start

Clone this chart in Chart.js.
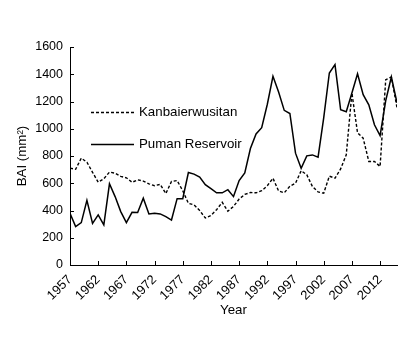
<!DOCTYPE html>
<html>
<head>
<meta charset="utf-8">
<script src="https://cdn.jsdelivr.net/npm/chart.js@4/dist/chart.umd.min.js"></script>
<style>
  html, body { margin: 0; padding: 0; background: #fff; }
  #wrap { position: relative; width: 413px; height: 361px; }
</style>
</head>
<body>
<div id="wrap"><canvas id="c" width="413" height="361"></canvas></div>
<script>
const years = [1957,1958,1959,1960,1961,1962,1963,1964,1965,1966,
               1967,1968,1969,1970,1971,1972,1973,1974,1975,1976,
               1977,1978,1979,1980,1981,1982,1983,1984,1985,1986,
               1987,1988,1989,1990,1991,1992,1993,1994,1995,1996,
               1997,1998,1999,2000,2001,2002,2003,2004,2005,2006,
               2007,2008,2009,2010,2011,2012,2013,2014,2015];
const kanbaierwusitan = [711,703,784,755,680,608,633,682,674,650,
                         640,607,625,616,596,582,592,524,613,620,
                         545,453,441,400,345,364,406,460,395,430,
                         484,518,532,530,545,582,637,543,530,578,
                         600,692,662,576,536,527,652,637,705,809,
                         1262,970,931,760,760,723,1360,1380,1155];
const pumanReservoir = [380,282,311,475,306,368,294,596,502,392,
                        311,387,385,490,375,380,375,355,330,487,
                        487,679,667,645,590,560,530,530,553,502,
                        620,676,855,962,1008,1180,1385,1270,1135,1112,
                        821,710,801,808,792,1080,1409,1471,1140,1125,
                        1262,1404,1250,1176,1029,949,1207,1380,1190];
const seriesNames = ['Kanbaierwusitan', 'Puman Reservoir'];
const xTickYears = [1957,1962,1967,1972,1977,1982,1987,1992,1997,2002,2007,2012];
const yTicks = [0,200,400,600,800,1000,1200,1400,1600];
const xTitle = 'Year';
const yTitle = 'BAI (mm²)';

const FONT = 'Arial, "Liberation Sans", sans-serif';

const insideTicks = {
  id: 'insideTicks',
  afterDraw(chart) {
    const ctx = chart.ctx;
    const xs = chart.scales.x, ys = chart.scales.y;
    const ca = chart.chartArea;
    ctx.save();
    ctx.strokeStyle = '#000';
    ctx.lineWidth = 1;
    ctx.beginPath();
    xs.ticks.forEach(t => {
      const px = Math.round(xs.getPixelForValue(t.value)) + 0.5;
      ctx.moveTo(px, ca.bottom);
      ctx.lineTo(px, ca.bottom - 4);
    });
    ys.ticks.forEach(t => {
      const py = Math.round(ys.getPixelForValue(t.value)) + 0.5;
      ctx.moveTo(ca.left, py);
      ctx.lineTo(ca.left + 4, py);
    });
    ctx.stroke();
    ctx.restore();
  }
};

const innerLegend = {
  id: 'innerLegend',
  afterDraw(chart) {
    const ctx = chart.ctx;
    ctx.save();
    ctx.font = '13.3px ' + FONT;
    ctx.fillStyle = '#000';
    ctx.textBaseline = 'middle';
    ctx.textAlign = 'left';
    const rows = [112, 144];
    chart.data.datasets.forEach((ds, i) => {
      const y = rows[i] + 0.5;
      ctx.strokeStyle = '#000';
      ctx.lineWidth = 1.4;
      ctx.setLineDash(ds.borderDash || []);
      ctx.beginPath();
      ctx.moveTo(91, y);
      ctx.lineTo(134, y);
      ctx.stroke();
      ctx.setLineDash([]);
      ctx.fillText(ds.label, 139, rows[i]);
    });
    ctx.restore();
  }
};

new Chart(document.getElementById('c'), {
  type: 'line',
  data: {
    datasets: [
      {
        label: seriesNames[0],
        data: years.map((yr, i) => ({ x: yr, y: kanbaierwusitan[i] })),
        borderColor: '#000',
        borderWidth: 1.4,
        borderDash: [3, 2],
        pointRadius: 0,
        tension: 0,
        fill: false
      },
      {
        label: seriesNames[1],
        data: years.map((yr, i) => ({ x: yr, y: pumanReservoir[i] })),
        borderColor: '#000',
        borderWidth: 1.5,
        pointRadius: 0,
        tension: 0,
        fill: false
      }
    ]
  },
  options: {
    responsive: false,
    animation: false,
    devicePixelRatio: 1,
    layout: { padding: { top: 47, right: 16, left: 0, bottom: 0 } },
    plugins: { legend: { display: false }, tooltip: { enabled: false } },
    scales: {
      x: {
        type: 'linear',
        min: years[0],
        max: years[years.length - 1],
        afterBuildTicks: s => { s.ticks = xTickYears.map(v => ({ value: v })); },
        afterFit: s => { s.height = 96; },
        grid: { display: false, drawTicks: false },
        border: { display: true, color: '#000', width: 1 },
        ticks: {
          autoSkip: false,
          minRotation: 45,
          maxRotation: 45,
          padding: 7,
          color: '#000',
          font: { family: FONT, size: 13 },
          callback: v => String(v)
        },
        title: {
          display: true,
          text: xTitle,
          color: '#000',
          font: { family: FONT, size: 13.3 },
          padding: { top: 0, bottom: 43 }
        }
      },
      y: {
        min: 0,
        max: 1600,
        afterBuildTicks: s => { s.ticks = yTicks.map(v => ({ value: v })); },
        afterFit: s => { s.width = 70; },
        grid: { display: false, drawTicks: false },
        border: { display: true, color: '#000', width: 1 },
        ticks: {
          padding: 7,
          color: '#000',
          font: { family: FONT, size: 12.5 },
          callback: v => String(v)
        },
        title: {
          display: true,
          text: yTitle,
          color: '#000',
          font: { family: FONT, size: 13.3 },
          padding: { top: 14, bottom: 0 }
        }
      }
    }
  },
  plugins: [insideTicks, innerLegend]
});
</script>
</body>
</html>
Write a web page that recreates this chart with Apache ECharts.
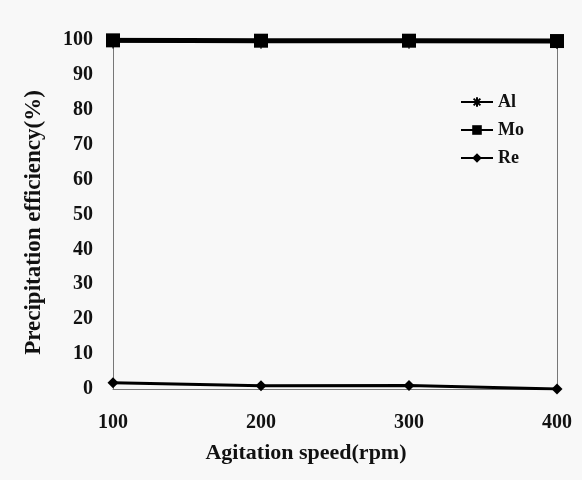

end

*WHAT TO PRODUCE*: All entries must be written out again exactly as given, with no pictures in the copy.

*TASK RESULT*:
Clone this chart in Chart.js.
<!DOCTYPE html>
<html>
<head>
<meta charset="utf-8">
<script src="https://cdn.jsdelivr.net/npm/chart.js@4/dist/chart.umd.min.js"></script>
<style>
  html, body { margin: 0; padding: 0; background: #fff; }
  #wrap { position: relative; width: 413px; height: 361px; }
</style>
</head>
<body>
<div id="wrap"><canvas id="c" width="413" height="361"></canvas></div>
<script>
const years = [1957,1958,1959,1960,1961,1962,1963,1964,1965,1966,
               1967,1968,1969,1970,1971,1972,1973,1974,1975,1976,
               1977,1978,1979,1980,1981,1982,1983,1984,1985,1986,
               1987,1988,1989,1990,1991,1992,1993,1994,1995,1996,
               1997,1998,1999,2000,2001,2002,2003,2004,2005,2006,
               2007,2008,2009,2010,2011,2012,2013,2014,2015];
const kanbaierwusitan = [711,703,784,755,680,608,633,682,674,650,
                         640,607,625,616,596,582,592,524,613,620,
                         545,453,441,400,345,364,406,460,395,430,
                         484,518,532,530,545,582,637,543,530,578,
                         600,692,662,576,536,527,652,637,705,809,
                         1262,970,931,760,760,723,1360,1380,1155];
const pumanReservoir = [380,282,311,475,306,368,294,596,502,392,
                        311,387,385,490,375,380,375,355,330,487,
                        487,679,667,645,590,560,530,530,553,502,
                        620,676,855,962,1008,1180,1385,1270,1135,1112,
                        821,710,801,808,792,1080,1409,1471,1140,1125,
                        1262,1404,1250,1176,1029,949,1207,1380,1190];
const seriesNames = ['Kanbaierwusitan', 'Puman Reservoir'];
const xTickYears = [1957,1962,1967,1972,1977,1982,1987,1992,1997,2002,2007,2012];
const yTicks = [0,200,400,600,800,1000,1200,1400,1600];
const xTitle = 'Year';
const yTitle = 'BAI (mm²)';

const FONT = 'Arial, "Liberation Sans", sans-serif';

const insideTicks = {
  id: 'insideTicks',
  afterDraw(chart) {
    const ctx = chart.ctx;
    const xs = chart.scales.x, ys = chart.scales.y;
    const ca = chart.chartArea;
    ctx.save();
    ctx.strokeStyle = '#000';
    ctx.lineWidth = 1;
    ctx.beginPath();
    xs.ticks.forEach(t => {
      const px = Math.round(xs.getPixelForValue(t.value)) + 0.5;
      ctx.moveTo(px, ca.bottom);
      ctx.lineTo(px, ca.bottom - 4);
    });
    ys.ticks.forEach(t => {
      const py = Math.round(ys.getPixelForValue(t.value)) + 0.5;
      ctx.moveTo(ca.left, py);
      ctx.lineTo(ca.left + 4, py);
    });
    ctx.stroke();
    ctx.restore();
  }
};

const innerLegend = {
  id: 'innerLegend',
  afterDraw(chart) {
    const ctx = chart.ctx;
    ctx.save();
    ctx.font = '13.3px ' + FONT;
    ctx.fillStyle = '#000';
    ctx.textBaseline = 'middle';
    ctx.textAlign = 'left';
    const rows = [112, 144];
    chart.data.datasets.forEach((ds, i) => {
      const y = rows[i] + 0.5;
      ctx.strokeStyle = '#000';
      ctx.lineWidth = 1.4;
      ctx.setLineDash(ds.borderDash || []);
      ctx.beginPath();
      ctx.moveTo(91, y);
      ctx.lineTo(134, y);
      ctx.stroke();
      ctx.setLineDash([]);
      ctx.fillText(ds.label, 139, rows[i]);
    });
    ctx.restore();
  }
};

new Chart(document.getElementById('c'), {
  type: 'line',
  data: {
    datasets: [
      {
        label: seriesNames[0],
        data: years.map((yr, i) => ({ x: yr, y: kanbaierwusitan[i] })),
        borderColor: '#000',
        borderWidth: 1.4,
        borderDash: [3, 2],
        pointRadius: 0,
        tension: 0,
        fill: false
      },
      {
        label: seriesNames[1],
        data: years.map((yr, i) => ({ x: yr, y: pumanReservoir[i] })),
        borderColor: '#000',
        borderWidth: 1.5,
        pointRadius: 0,
        tension: 0,
        fill: false
      }
    ]
  },
  options: {
    responsive: false,
    animation: false,
    devicePixelRatio: 1,
    layout: { padding: { top: 47, right: 16, left: 0, bottom: 0 } },
    plugins: { legend: { display: false }, tooltip: { enabled: false } },
    scales: {
      x: {
        type: 'linear',
        min: years[0],
        max: years[years.length - 1],
        afterBuildTicks: s => { s.ticks = xTickYears.map(v => ({ value: v })); },
        afterFit: s => { s.height = 96; },
        grid: { display: false, drawTicks: false },
        border: { display: true, color: '#000', width: 1 },
        ticks: {
          autoSkip: false,
          minRotation: 45,
          maxRotation: 45,
          padding: 7,
          color: '#000',
          font: { family: FONT, size: 13 },
          callback: v => String(v)
        },
        title: {
          display: true,
          text: xTitle,
          color: '#000',
          font: { family: FONT, size: 13.3 },
          padding: { top: 0, bottom: 43 }
        }
      },
      y: {
        min: 0,
        max: 1600,
        afterBuildTicks: s => { s.ticks = yTicks.map(v => ({ value: v })); },
        afterFit: s => { s.width = 70; },
        grid: { display: false, drawTicks: false },
        border: { display: true, color: '#000', width: 1 },
        ticks: {
          padding: 7,
          color: '#000',
          font: { family: FONT, size: 12.5 },
          callback: v => String(v)
        },
        title: {
          display: true,
          text: yTitle,
          color: '#000',
          font: { family: FONT, size: 13.3 },
          padding: { top: 14, bottom: 0 }
        }
      }
    }
  },
  plugins: [insideTicks, innerLegend]
});
</script>
</body>
</html>
Write a web page that recreates this chart with Apache ECharts.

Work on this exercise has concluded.